>> begin MATERIAL
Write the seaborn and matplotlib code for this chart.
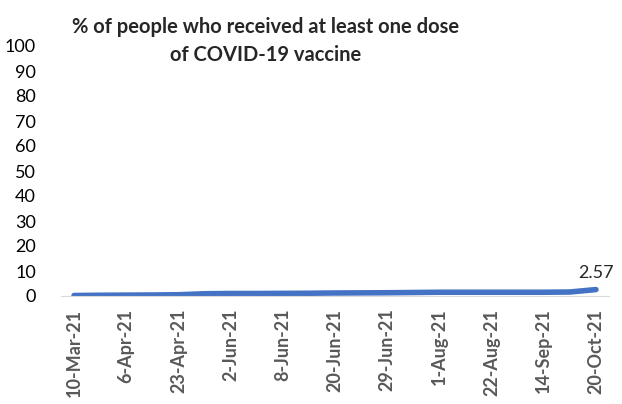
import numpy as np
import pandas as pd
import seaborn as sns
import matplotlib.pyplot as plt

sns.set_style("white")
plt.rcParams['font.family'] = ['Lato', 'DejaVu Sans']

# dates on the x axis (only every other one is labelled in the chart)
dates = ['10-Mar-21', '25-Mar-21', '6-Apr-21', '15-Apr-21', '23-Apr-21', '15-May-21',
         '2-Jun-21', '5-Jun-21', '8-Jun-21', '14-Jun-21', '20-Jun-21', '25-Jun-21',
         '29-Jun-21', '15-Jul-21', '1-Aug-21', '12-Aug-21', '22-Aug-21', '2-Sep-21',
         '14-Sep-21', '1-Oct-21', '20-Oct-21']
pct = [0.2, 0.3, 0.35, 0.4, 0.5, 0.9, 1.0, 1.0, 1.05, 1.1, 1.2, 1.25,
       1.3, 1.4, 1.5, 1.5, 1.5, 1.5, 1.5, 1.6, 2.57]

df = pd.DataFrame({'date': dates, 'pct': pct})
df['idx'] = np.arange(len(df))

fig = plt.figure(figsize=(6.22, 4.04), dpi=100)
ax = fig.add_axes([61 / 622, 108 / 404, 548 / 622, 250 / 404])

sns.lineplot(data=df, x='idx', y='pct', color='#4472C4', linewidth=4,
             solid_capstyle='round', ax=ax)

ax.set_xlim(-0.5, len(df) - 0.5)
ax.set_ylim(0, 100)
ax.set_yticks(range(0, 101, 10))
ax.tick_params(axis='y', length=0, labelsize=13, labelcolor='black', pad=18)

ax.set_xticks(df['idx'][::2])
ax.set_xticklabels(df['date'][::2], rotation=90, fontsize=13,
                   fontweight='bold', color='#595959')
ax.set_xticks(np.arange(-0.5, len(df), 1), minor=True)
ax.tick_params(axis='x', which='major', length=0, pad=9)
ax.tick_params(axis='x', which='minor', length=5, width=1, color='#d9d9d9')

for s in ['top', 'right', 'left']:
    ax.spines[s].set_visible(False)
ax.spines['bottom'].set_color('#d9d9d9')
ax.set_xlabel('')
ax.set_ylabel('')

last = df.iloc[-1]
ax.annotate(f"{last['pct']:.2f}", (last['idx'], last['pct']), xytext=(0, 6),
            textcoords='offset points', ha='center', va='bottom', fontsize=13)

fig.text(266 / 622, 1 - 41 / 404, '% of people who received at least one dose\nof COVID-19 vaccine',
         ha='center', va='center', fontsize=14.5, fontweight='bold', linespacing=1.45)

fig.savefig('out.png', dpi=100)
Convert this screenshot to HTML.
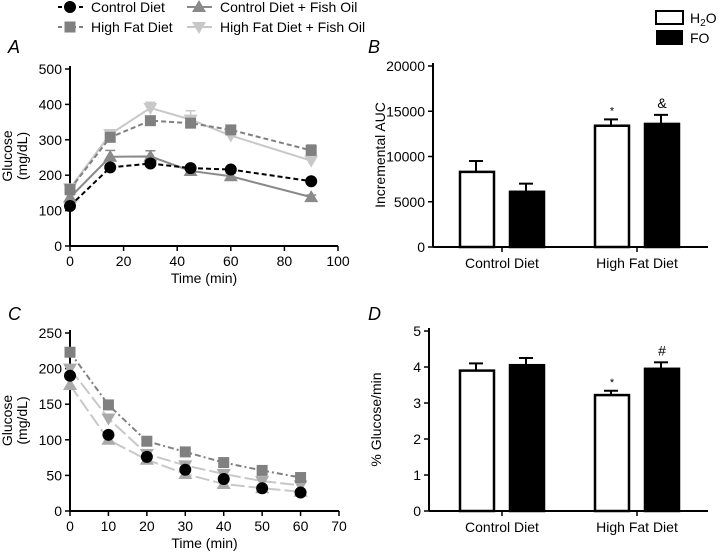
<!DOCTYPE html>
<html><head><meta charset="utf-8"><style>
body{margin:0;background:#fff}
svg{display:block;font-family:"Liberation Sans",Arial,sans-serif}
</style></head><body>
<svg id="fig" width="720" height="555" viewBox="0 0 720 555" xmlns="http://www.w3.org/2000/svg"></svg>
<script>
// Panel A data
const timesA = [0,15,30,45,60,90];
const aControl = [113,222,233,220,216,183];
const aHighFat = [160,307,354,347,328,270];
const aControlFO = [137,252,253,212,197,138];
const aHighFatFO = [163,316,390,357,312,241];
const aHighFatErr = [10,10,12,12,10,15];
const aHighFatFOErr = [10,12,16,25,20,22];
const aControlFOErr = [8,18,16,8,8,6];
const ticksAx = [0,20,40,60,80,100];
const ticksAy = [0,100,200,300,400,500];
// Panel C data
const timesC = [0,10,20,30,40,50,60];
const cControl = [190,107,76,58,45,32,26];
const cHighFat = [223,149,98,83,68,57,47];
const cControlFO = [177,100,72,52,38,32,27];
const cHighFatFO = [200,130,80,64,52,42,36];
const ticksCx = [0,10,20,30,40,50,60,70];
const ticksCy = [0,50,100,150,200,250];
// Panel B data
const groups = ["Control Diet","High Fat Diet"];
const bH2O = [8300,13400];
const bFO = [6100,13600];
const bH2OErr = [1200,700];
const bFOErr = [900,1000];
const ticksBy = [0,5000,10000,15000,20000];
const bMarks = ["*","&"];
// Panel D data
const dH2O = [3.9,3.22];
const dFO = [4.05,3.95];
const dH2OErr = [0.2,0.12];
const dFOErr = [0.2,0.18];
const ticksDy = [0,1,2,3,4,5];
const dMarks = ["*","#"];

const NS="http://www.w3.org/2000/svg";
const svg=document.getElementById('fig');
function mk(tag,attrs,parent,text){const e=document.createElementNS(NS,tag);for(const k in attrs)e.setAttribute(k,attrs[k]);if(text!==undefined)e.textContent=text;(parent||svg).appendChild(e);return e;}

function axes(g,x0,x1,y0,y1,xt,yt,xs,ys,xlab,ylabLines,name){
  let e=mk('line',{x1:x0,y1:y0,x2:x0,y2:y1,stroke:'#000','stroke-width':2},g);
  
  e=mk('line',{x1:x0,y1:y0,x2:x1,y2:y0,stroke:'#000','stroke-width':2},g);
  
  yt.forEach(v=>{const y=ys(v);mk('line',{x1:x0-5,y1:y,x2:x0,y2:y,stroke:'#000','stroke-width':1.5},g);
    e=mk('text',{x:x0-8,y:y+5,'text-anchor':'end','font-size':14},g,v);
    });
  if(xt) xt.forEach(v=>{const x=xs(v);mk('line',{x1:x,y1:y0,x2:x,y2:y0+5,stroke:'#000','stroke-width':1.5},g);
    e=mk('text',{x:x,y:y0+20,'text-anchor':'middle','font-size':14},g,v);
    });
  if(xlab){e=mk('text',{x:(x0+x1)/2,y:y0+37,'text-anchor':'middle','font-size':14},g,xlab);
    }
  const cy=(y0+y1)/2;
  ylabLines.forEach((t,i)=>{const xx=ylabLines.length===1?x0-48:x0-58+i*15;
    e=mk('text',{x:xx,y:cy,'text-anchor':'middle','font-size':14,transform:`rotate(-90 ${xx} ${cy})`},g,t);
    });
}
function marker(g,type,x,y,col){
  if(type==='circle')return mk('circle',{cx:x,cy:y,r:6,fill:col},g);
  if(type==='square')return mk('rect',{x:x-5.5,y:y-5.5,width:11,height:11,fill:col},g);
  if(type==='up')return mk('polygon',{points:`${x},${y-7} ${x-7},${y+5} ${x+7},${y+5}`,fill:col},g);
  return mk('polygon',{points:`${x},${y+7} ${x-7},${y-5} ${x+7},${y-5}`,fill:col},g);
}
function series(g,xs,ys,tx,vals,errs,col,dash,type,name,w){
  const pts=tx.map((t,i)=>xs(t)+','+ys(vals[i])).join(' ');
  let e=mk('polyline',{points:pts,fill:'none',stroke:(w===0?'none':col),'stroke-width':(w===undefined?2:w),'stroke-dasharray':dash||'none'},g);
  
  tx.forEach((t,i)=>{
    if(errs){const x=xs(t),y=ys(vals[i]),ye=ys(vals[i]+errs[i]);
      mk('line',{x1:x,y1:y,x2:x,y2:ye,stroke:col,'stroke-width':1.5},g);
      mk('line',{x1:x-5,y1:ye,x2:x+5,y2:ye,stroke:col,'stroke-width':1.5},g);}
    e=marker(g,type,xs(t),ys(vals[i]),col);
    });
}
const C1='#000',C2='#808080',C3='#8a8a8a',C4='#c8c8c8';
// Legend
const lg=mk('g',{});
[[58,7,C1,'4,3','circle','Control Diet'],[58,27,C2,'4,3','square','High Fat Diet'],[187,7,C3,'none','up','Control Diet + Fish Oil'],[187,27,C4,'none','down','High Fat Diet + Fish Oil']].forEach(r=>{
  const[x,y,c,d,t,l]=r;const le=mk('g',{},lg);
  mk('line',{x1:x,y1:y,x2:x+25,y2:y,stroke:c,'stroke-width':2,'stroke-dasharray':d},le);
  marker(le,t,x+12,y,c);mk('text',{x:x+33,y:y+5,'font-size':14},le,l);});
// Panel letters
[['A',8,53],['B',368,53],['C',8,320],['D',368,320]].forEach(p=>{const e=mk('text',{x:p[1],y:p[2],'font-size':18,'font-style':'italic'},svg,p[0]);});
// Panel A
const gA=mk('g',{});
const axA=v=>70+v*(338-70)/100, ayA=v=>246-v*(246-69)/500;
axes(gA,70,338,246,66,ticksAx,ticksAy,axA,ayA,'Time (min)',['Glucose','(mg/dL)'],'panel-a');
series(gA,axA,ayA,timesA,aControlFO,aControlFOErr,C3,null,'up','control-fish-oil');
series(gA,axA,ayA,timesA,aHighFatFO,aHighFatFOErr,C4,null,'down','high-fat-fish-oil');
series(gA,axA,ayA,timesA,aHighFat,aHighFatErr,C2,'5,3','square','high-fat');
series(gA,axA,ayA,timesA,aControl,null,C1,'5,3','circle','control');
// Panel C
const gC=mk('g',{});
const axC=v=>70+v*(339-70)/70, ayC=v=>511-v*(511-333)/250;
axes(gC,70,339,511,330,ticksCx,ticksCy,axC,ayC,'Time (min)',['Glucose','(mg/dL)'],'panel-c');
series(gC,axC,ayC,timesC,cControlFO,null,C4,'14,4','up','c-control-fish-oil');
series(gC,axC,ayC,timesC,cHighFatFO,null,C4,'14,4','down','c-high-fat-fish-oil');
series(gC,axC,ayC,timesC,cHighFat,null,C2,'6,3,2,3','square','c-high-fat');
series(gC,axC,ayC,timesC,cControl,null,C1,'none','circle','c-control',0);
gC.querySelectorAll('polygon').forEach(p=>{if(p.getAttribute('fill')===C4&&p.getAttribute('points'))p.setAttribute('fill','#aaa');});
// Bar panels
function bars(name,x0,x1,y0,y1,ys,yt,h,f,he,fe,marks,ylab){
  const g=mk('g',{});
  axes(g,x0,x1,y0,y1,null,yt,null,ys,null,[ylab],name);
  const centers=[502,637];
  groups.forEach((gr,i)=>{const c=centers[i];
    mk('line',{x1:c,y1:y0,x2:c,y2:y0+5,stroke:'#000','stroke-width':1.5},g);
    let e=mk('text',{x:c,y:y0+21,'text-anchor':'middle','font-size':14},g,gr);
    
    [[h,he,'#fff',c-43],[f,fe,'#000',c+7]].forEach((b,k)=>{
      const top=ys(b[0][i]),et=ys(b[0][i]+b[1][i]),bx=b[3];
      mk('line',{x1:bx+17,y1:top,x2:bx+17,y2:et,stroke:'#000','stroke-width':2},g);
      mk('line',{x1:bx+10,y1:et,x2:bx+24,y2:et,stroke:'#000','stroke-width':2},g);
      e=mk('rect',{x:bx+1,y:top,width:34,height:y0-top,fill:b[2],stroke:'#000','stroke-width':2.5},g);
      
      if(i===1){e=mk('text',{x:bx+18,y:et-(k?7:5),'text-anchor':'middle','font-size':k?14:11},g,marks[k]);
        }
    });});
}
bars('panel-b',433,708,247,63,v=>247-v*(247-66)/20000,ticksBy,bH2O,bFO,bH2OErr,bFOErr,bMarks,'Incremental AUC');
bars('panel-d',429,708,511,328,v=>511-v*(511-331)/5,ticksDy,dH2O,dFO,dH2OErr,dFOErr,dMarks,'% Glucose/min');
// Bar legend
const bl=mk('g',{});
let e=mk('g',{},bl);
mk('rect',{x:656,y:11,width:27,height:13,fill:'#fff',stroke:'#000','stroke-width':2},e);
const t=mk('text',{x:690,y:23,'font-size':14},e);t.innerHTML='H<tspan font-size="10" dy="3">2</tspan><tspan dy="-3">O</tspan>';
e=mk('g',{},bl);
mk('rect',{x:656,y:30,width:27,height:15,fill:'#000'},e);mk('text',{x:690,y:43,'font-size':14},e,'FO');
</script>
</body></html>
>> end MATERIAL
*WORK TO COMPLETE:* Every line from the start of the listing above through the line with "plt.rcParams['font.family'] = ['Lato', 'DejaVu" should be repeated exactly; skip the pictures and add nothing else.

*EXPECTED ANSWER:*
Write the seaborn and matplotlib code for this chart.
import numpy as np
import pandas as pd
import seaborn as sns
import matplotlib.pyplot as plt

sns.set_style("white")
plt.rcParams['font.family'] = ['Lato', 'DejaVu Sans']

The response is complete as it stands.